All in all, it was an evening of stories – like Layla Abdul-Hadi’s tale of the Holy Roman Emperor, Frederick II. Languages were a constant issue across the Empire and Frederick wondered what language children would speak if they were cut off from the outside world. Would they speak Greek, Hebrew, Latin, Sicilian or Arabic? After isolating several infants, the Emperor discovered that, with no verbal contact they learned no language whatsoever, neither Latin nor Hebrew, neither Greek nor Arabic. They never learned to speak at all, and died unable to express their needs.

"Communication is not a product of life. It is a prerequisite of life," said Abdul-Hadi who was speaking on behalf of Secretary General Abdalla S El-Badri of OPEC. This could reveal itself in a number of ways.

"The two most important things to learn how to say in any language are how to ask for food, and how to tell a woman you love her – and of these, the second is by far the most important," she paused, for effect. "For if you tell a woman you love her, she will probably feed you!"

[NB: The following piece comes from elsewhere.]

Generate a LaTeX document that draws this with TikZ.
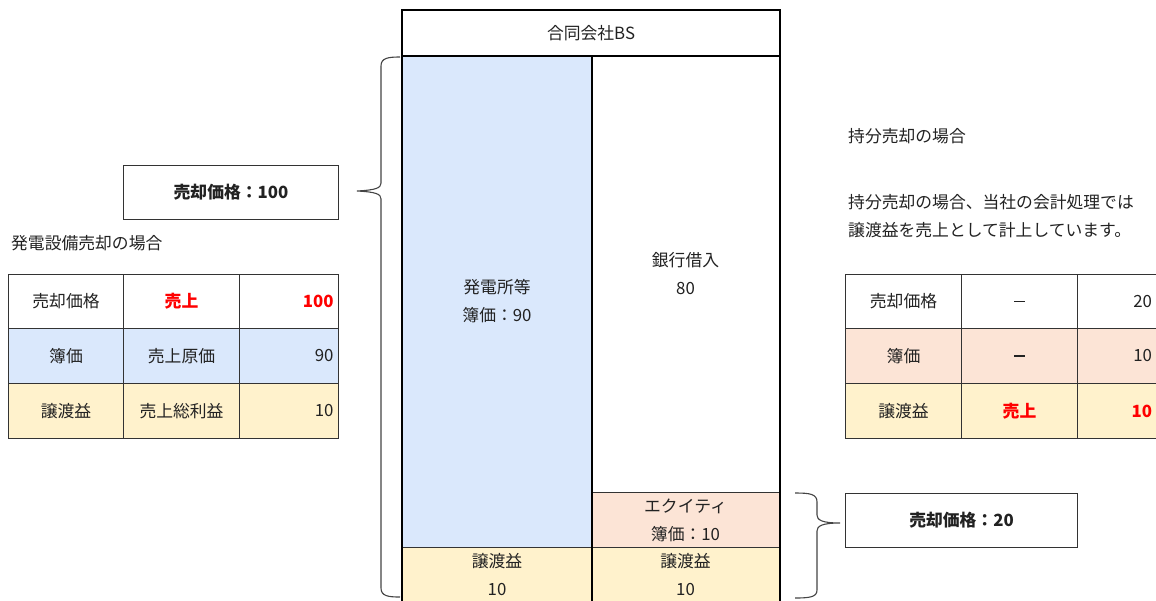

The talks were followed by a whimsical Austrian fairytale performed by the musical ensemble Talespin. A talented company of musicians and actors, headed by Chandra VanderHart and Anna Lea Stefánsdóttir on piano and violin, with Ivar Helgason as narrator. A talented and multicultural group, Talespin was a perfect match for an event celebrating language and identity through art.

After a short awards ceremony thanking students, teachers, and organizers, four projects previously chosen by a panel of judges were presented to the audience by the artists themselves. And suddenly, the room seemed lighter, as an energy flowed from the stage, as young people – on the threshold of becoming adults – described their lives in art, sharing their insights on the complicated question, "Who am I?"

These young artists form a kind of vanguard of what is to come, of generations who define themselves as a collective. Through their daring and imagination, these young people, confident in their voices, may be able to bring a sense of identity that will guide other third-culture kids. And on Feb. 25, parents and teachers, UN employees, diplomats, embassy staffers and guests stood witness to the ever-astonishing power of a child’s mind.

"Children cause us to seek answers," Williams concluded, "answers to questions we have long grown out of asking." But it is through these questions, he suggested, that we as adults end up addressing the most fundamental problems of our existence, and seek solutions that we might have otherwise failed to ask.

"Love knows no boundaries." 

"My memories pile  up inside to form what I do and who I am, 

giving me a set of possibilities." 

"People don’t like great change in old traditions." 

"One’s identity is in fact a mystery, an unsolved puzzle. Different life events assemble to mold you."